SCOTLAND's entrepreneurial prowess will be highlighted at a dinner at the Glasgow Hilton on November 27 when the Entrepreneur of the Year Awards are presented in front of around 500 guests.

Staged this year by Entrepreneurial Scotland in association with professional services firm Deloitte and media partner The Herald, the awards are Scotland's longest-standing annual awards for growth-oriented entrepreneurs.

Entrepreneurial Scotland is an organisation for ambitious entrepreneurs, with 400 members, representing over £17 billion of turnover and some 150,000 employees.

The awards fall into two categories: Emerging Entrepreneur of the Year, and Entrepreneur of the Year. Among the judges this year is Nigel Chadwick, founder of Glasgow-based Stream Communications, who won the Emerging Entrepreneur of the Year award last year.

Our preview of the short-listed candidates in each category begins with the three nominees for Emerging Entrepreneur of the Year.

Name: Nigel Eccles

Company: Fanduel

Location: Edinburgh and New York

Started: 2009

Employees: 120

With a background in consultancy, Nigel Eccles launched the Fanduel online fantasy sports league company with four other young Scotland-based entrepreneurs to target the US market after they tried their hands with a UK political news venture. The company runs leagues for fans of popular sports such as American Football, basketball, ice hockey and baseball. It hit the big time after pioneering the daily format which allows players to win rewards for their player selection skills faster than some other types of game. To date, the company has paid out $310 million (£200m) in winnings, and now pays out over $20m in prize money every week. Nearly all of the company's revenue is generated in the US, where Fanduel has developed a big sales and marketing operation. The company has headquarters in New York and Mr Eccles spends around half of his time there. However, the technology is still developed in Edinburgh, where the company employs 60 people. After raising $70m private equity funding this year, the company has very big growth ambitions.

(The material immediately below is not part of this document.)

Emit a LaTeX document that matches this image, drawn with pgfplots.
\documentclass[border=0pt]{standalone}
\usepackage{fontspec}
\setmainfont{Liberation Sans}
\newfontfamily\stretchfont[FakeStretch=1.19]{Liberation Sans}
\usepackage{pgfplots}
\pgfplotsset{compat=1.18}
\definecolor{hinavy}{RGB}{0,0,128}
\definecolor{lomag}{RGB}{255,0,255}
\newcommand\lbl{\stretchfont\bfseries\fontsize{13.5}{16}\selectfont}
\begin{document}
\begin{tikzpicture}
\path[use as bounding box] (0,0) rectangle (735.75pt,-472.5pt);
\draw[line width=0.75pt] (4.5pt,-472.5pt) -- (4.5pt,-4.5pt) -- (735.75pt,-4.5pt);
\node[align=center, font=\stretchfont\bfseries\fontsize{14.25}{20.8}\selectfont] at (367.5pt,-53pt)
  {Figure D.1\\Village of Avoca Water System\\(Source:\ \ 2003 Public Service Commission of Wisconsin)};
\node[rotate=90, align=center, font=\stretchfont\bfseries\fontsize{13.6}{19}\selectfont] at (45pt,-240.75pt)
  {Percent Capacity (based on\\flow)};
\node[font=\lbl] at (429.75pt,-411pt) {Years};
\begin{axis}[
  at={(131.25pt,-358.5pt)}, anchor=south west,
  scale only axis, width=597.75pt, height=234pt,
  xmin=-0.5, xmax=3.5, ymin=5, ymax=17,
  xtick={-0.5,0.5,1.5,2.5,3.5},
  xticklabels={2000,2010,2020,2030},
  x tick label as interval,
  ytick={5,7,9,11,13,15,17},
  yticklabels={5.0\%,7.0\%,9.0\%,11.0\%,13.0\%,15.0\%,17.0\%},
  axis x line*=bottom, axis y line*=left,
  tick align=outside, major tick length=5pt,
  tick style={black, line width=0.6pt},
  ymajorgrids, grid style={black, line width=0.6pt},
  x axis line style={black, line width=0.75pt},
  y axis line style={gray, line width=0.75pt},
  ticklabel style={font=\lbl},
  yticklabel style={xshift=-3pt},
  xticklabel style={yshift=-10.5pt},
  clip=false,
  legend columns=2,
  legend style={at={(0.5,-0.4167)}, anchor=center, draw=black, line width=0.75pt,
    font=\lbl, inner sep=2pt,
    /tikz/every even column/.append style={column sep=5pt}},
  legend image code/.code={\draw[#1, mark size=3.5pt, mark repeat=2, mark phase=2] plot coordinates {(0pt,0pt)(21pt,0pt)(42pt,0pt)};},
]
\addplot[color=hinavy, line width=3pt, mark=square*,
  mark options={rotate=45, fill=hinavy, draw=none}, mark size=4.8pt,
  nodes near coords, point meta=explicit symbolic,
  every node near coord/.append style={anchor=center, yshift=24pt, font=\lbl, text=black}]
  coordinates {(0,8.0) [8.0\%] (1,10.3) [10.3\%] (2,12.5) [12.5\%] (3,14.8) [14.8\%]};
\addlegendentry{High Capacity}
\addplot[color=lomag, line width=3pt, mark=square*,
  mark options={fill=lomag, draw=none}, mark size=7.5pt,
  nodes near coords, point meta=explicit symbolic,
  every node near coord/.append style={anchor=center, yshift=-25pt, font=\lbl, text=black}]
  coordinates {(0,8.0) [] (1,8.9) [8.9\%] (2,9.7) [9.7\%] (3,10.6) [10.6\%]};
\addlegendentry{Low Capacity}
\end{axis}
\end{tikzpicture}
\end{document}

Mike McGregor, Deloitte Partner who led the team that interviewed nominees, praised Mr Eccles and his team for developing a highly distinctive business. Noting that Mr Eccles made the very bold move to re-focus the original business in a new geography, Mr McGregor said: "His decision has since been vindicated through subsequent (and significant) institutional investment aligned with the very rapid growth of the business"

Name: Joe Frankel

Company: Vegware

Location: Edinburgh

Started: 2006

Employees: 50

Maths ace Joe Frankel was introduced to the material that helped make his business fortune while on secondment in the US when his wife brought a spoon made from corn home from a farmer's market in San Francisco. Mr Frankel was quick to spot the commercial potential of the bioplastic and formed Vegware in 2006 to market the material to help offer solutions to the growing environmental problems posed by conventional packaging. He drew on his expertise in developing large-scale computer systems to create a modern and efficient business model for Vegware, which used the web to develop a global sales presence in double quick time.

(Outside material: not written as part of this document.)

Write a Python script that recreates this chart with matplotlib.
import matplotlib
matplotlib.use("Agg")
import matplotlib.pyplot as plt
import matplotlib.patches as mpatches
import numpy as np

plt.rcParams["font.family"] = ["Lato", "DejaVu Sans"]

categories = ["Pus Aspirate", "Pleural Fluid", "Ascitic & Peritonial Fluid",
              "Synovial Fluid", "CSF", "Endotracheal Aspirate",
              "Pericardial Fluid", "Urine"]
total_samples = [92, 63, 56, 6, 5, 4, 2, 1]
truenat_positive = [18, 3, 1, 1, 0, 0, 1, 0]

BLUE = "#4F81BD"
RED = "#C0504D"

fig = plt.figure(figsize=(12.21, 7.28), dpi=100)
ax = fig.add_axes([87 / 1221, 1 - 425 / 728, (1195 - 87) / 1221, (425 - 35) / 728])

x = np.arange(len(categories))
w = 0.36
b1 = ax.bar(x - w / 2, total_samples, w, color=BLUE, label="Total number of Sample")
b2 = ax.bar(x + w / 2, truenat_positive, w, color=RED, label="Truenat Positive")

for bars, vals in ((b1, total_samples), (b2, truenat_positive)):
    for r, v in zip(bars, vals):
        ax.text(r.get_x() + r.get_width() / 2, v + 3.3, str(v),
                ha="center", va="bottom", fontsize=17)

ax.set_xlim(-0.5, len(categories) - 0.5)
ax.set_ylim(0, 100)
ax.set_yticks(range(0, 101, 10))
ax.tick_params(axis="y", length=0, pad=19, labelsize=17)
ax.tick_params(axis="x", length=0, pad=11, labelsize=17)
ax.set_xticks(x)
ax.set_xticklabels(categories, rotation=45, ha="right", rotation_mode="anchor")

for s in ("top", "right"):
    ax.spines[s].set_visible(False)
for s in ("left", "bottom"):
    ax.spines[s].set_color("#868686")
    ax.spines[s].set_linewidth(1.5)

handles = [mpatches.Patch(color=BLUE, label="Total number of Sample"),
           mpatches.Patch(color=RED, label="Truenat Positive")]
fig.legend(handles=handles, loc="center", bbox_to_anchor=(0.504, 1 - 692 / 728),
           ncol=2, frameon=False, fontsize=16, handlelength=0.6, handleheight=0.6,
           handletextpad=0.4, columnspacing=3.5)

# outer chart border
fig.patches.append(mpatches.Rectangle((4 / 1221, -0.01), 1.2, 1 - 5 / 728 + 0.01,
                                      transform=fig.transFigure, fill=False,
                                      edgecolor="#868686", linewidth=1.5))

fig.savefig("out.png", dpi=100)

The company progressed quickly enough to persuade the Bradenham Partners investment business to provide expansion funding in 2009. Vegware has gone on to develop operations spanning five continents through licensing deals, and a list of clients ranging from multi-nationals to artisan independents. It has grown turnover and profit each year, while investing heavily in product development and in acquiring expertise in recycling that Mr Frankel believes sets it apart. Vegware aims to continue its rapid expansion at home and overseas and to become a global name brand.

Mr McGregor said Vegware has become an established brand and compelling proposition in the international disposable cutlery sector under Mr Frankel's leadership.

He added: "Joe has demonstrated the classic entrepreneurial quality of taking risks, but in a managed way."

Name: Mike Welch

Company: Blackcircles

Location: Peebles

Started: 2001

Employees: 50

Mike Welch was selling tyres from his parents' house in Liverpool when Kwik Fit's Sir Tom Farmer persuaded the then teenager to become his first head of e-commerce. He moved to Detroit after Ford bought Kwik Fit in 1999 but decided fairly quickly to return to his entrepreneurial roots in the UK.

Mr Welch founded Blackcircles in 2001 with the aim of developing a new kind of tyre supplier. Rather than operate its own workshops, the company lets customers buy tyres online and arrange to have them fitted at a network of affiliated garages. Blackcircles reckons that without the overheads associated with owning garages, combined with negotiating discounted prices with manufacturers and suppliers, it has been able to sell tyres at up to 40 per cent less than the competition.

The firm has recorded a compound annual growth rate of over 30 per cent since 2008. Mr Welch has built the business to date without external financing and it remains debt free.

Mr McGregor said Mr Welch had built Blackcircles in a very considered and deliberate way, such that the busness is optimised for significant revenue growth. He noted: "Since leaving school at 16, Mike, a true entrepreneur, has demonstrated resourcefulness in the way in which he responded to the many changes in his early employment, career and over time, personal insight of the UK tyre industry."